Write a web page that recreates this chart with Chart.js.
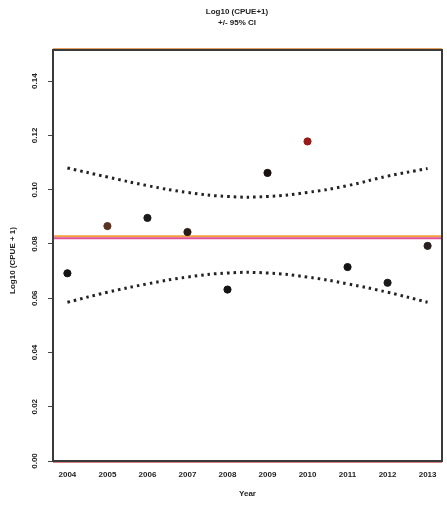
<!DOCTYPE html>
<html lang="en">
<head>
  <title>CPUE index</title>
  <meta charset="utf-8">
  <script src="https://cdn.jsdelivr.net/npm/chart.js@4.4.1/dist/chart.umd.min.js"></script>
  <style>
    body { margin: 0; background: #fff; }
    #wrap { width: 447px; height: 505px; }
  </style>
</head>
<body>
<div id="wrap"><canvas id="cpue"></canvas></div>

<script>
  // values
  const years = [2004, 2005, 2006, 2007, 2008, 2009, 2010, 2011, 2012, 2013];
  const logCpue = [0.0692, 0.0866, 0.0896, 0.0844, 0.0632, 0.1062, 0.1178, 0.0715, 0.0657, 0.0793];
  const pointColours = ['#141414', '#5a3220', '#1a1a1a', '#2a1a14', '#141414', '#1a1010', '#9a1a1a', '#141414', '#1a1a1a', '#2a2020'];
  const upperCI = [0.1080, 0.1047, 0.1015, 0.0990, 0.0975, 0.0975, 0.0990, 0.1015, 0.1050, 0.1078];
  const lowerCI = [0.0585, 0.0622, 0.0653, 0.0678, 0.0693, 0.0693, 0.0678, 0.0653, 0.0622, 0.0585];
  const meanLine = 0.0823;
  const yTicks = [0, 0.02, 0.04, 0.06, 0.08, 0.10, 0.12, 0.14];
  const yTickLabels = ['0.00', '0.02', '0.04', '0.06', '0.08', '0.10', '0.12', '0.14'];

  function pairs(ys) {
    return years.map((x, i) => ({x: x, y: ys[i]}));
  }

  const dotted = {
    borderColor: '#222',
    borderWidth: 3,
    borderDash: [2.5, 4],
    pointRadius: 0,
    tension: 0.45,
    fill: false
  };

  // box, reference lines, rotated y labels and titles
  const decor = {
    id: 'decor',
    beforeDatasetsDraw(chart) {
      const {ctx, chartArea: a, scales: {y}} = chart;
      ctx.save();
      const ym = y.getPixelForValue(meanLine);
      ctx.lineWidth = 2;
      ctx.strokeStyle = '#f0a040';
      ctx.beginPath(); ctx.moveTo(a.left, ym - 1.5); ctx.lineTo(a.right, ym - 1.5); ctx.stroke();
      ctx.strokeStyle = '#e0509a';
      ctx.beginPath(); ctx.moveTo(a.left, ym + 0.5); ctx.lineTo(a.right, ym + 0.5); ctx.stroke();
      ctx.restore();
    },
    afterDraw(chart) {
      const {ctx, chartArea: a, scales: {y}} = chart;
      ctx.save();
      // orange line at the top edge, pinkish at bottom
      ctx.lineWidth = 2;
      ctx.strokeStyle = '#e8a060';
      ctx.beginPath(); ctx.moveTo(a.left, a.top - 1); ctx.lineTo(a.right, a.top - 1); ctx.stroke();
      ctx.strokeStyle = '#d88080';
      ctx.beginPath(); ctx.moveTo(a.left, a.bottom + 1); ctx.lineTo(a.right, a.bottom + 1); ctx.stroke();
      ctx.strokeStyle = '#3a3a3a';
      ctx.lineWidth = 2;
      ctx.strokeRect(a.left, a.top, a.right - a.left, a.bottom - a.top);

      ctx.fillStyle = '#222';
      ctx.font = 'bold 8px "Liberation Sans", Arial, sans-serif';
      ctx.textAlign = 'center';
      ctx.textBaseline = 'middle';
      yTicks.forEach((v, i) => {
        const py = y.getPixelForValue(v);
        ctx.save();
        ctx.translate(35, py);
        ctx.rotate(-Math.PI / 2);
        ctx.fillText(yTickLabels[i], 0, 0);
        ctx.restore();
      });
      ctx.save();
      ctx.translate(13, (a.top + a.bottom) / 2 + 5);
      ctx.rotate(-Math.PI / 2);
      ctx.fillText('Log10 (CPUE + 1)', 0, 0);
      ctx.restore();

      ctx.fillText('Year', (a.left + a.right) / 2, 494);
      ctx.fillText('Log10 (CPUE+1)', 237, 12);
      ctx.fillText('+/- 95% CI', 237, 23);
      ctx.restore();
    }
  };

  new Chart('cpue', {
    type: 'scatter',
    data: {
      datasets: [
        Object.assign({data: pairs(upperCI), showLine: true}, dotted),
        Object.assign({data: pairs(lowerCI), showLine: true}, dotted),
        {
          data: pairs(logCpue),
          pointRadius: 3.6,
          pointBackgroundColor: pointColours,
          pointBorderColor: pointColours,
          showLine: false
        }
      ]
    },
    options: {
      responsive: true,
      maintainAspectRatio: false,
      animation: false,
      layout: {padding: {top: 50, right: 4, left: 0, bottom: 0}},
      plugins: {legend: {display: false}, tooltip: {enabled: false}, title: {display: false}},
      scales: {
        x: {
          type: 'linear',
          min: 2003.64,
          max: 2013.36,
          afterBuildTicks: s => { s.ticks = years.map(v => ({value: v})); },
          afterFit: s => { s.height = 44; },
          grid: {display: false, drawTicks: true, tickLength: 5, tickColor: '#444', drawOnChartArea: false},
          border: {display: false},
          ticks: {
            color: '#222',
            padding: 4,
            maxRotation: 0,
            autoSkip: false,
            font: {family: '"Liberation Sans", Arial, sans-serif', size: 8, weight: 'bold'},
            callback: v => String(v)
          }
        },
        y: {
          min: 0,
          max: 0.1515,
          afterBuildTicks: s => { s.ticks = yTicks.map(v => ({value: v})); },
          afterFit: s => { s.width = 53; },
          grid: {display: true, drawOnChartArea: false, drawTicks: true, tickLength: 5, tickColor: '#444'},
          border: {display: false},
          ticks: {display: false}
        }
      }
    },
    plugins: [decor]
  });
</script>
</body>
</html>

TASK DETAILS.
All of the lines above should be retyped precisely, apart from the pictures.

RESULT BELOW.
Write a web page that recreates this chart with Chart.js.
<!DOCTYPE html>
<html lang="en">
<head>
  <title>CPUE index</title>
  <meta charset="utf-8">
  <script src="https://cdn.jsdelivr.net/npm/chart.js@4.4.1/dist/chart.umd.min.js"></script>
  <style>
    body { margin: 0; background: #fff; }
    #wrap { width: 447px; height: 505px; }
  </style>
</head>
<body>
<div id="wrap"><canvas id="cpue"></canvas></div>

<script>
  // values
  const years = [2004, 2005, 2006, 2007, 2008, 2009, 2010, 2011, 2012, 2013];
  const logCpue = [0.0692, 0.0866, 0.0896, 0.0844, 0.0632, 0.1062, 0.1178, 0.0715, 0.0657, 0.0793];
  const pointColours = ['#141414', '#5a3220', '#1a1a1a', '#2a1a14', '#141414', '#1a1010', '#9a1a1a', '#141414', '#1a1a1a', '#2a2020'];
  const upperCI = [0.1080, 0.1047, 0.1015, 0.0990, 0.0975, 0.0975, 0.0990, 0.1015, 0.1050, 0.1078];
  const lowerCI = [0.0585, 0.0622, 0.0653, 0.0678, 0.0693, 0.0693, 0.0678, 0.0653, 0.0622, 0.0585];
  const meanLine = 0.0823;
  const yTicks = [0, 0.02, 0.04, 0.06, 0.08, 0.10, 0.12, 0.14];
  const yTickLabels = ['0.00', '0.02', '0.04', '0.06', '0.08', '0.10', '0.12', '0.14'];

  function pairs(ys) {
    return years.map((x, i) => ({x: x, y: ys[i]}));
  }

  const dotted = {
    borderColor: '#222',
    borderWidth: 3,
    borderDash: [2.5, 4],
    pointRadius: 0,
    tension: 0.45,
    fill: false
  };

  // box, reference lines, rotated y labels and titles
  const decor = {
    id: 'decor',
    beforeDatasetsDraw(chart) {
      const {ctx, chartArea: a, scales: {y}} = chart;
      ctx.save();
      const ym = y.getPixelForValue(meanLine);
      ctx.lineWidth = 2;
      ctx.strokeStyle = '#f0a040';
      ctx.beginPath(); ctx.moveTo(a.left, ym - 1.5); ctx.lineTo(a.right, ym - 1.5); ctx.stroke();
      ctx.strokeStyle = '#e0509a';
      ctx.beginPath(); ctx.moveTo(a.left, ym + 0.5); ctx.lineTo(a.right, ym + 0.5); ctx.stroke();
      ctx.restore();
    },
    afterDraw(chart) {
      const {ctx, chartArea: a, scales: {y}} = chart;
      ctx.save();
      // orange line at the top edge, pinkish at bottom
      ctx.lineWidth = 2;
      ctx.strokeStyle = '#e8a060';
      ctx.beginPath(); ctx.moveTo(a.left, a.top - 1); ctx.lineTo(a.right, a.top - 1); ctx.stroke();
      ctx.strokeStyle = '#d88080';
      ctx.beginPath(); ctx.moveTo(a.left, a.bottom + 1); ctx.lineTo(a.right, a.bottom + 1); ctx.stroke();
      ctx.strokeStyle = '#3a3a3a';
      ctx.lineWidth = 2;
      ctx.strokeRect(a.left, a.top, a.right - a.left, a.bottom - a.top);

      ctx.fillStyle = '#222';
      ctx.font = 'bold 8px "Liberation Sans", Arial, sans-serif';
      ctx.textAlign = 'center';
      ctx.textBaseline = 'middle';
      yTicks.forEach((v, i) => {
        const py = y.getPixelForValue(v);
        ctx.save();
        ctx.translate(35, py);
        ctx.rotate(-Math.PI / 2);
        ctx.fillText(yTickLabels[i], 0, 0);
        ctx.restore();
      });
      ctx.save();
      ctx.translate(13, (a.top + a.bottom) / 2 + 5);
      ctx.rotate(-Math.PI / 2);
      ctx.fillText('Log10 (CPUE + 1)', 0, 0);
      ctx.restore();

      ctx.fillText('Year', (a.left + a.right) / 2, 494);
      ctx.fillText('Log10 (CPUE+1)', 237, 12);
      ctx.fillText('+/- 95% CI', 237, 23);
      ctx.restore();
    }
  };

  new Chart('cpue', {
    type: 'scatter',
    data: {
      datasets: [
        Object.assign({data: pairs(upperCI), showLine: true}, dotted),
        Object.assign({data: pairs(lowerCI), showLine: true}, dotted),
        {
          data: pairs(logCpue),
          pointRadius: 3.6,
          pointBackgroundColor: pointColours,
          pointBorderColor: pointColours,
          showLine: false
        }
      ]
    },
    options: {
      responsive: true,
      maintainAspectRatio: false,
      animation: false,
      layout: {padding: {top: 50, right: 4, left: 0, bottom: 0}},
      plugins: {legend: {display: false}, tooltip: {enabled: false}, title: {display: false}},
      scales: {
        x: {
          type: 'linear',
          min: 2003.64,
          max: 2013.36,
          afterBuildTicks: s => { s.ticks = years.map(v => ({value: v})); },
          afterFit: s => { s.height = 44; },
          grid: {display: false, drawTicks: true, tickLength: 5, tickColor: '#444', drawOnChartArea: false},
          border: {display: false},
          ticks: {
            color: '#222',
            padding: 4,
            maxRotation: 0,
            autoSkip: false,
            font: {family: '"Liberation Sans", Arial, sans-serif', size: 8, weight: 'bold'},
            callback: v => String(v)
          }
        },
        y: {
          min: 0,
          max: 0.1515,
          afterBuildTicks: s => { s.ticks = yTicks.map(v => ({value: v})); },
          afterFit: s => { s.width = 53; },
          grid: {display: true, drawOnChartArea: false, drawTicks: true, tickLength: 5, tickColor: '#444'},
          border: {display: false},
          ticks: {display: false}
        }
      }
    },
    plugins: [decor]
  });
</script>
</body>
</html>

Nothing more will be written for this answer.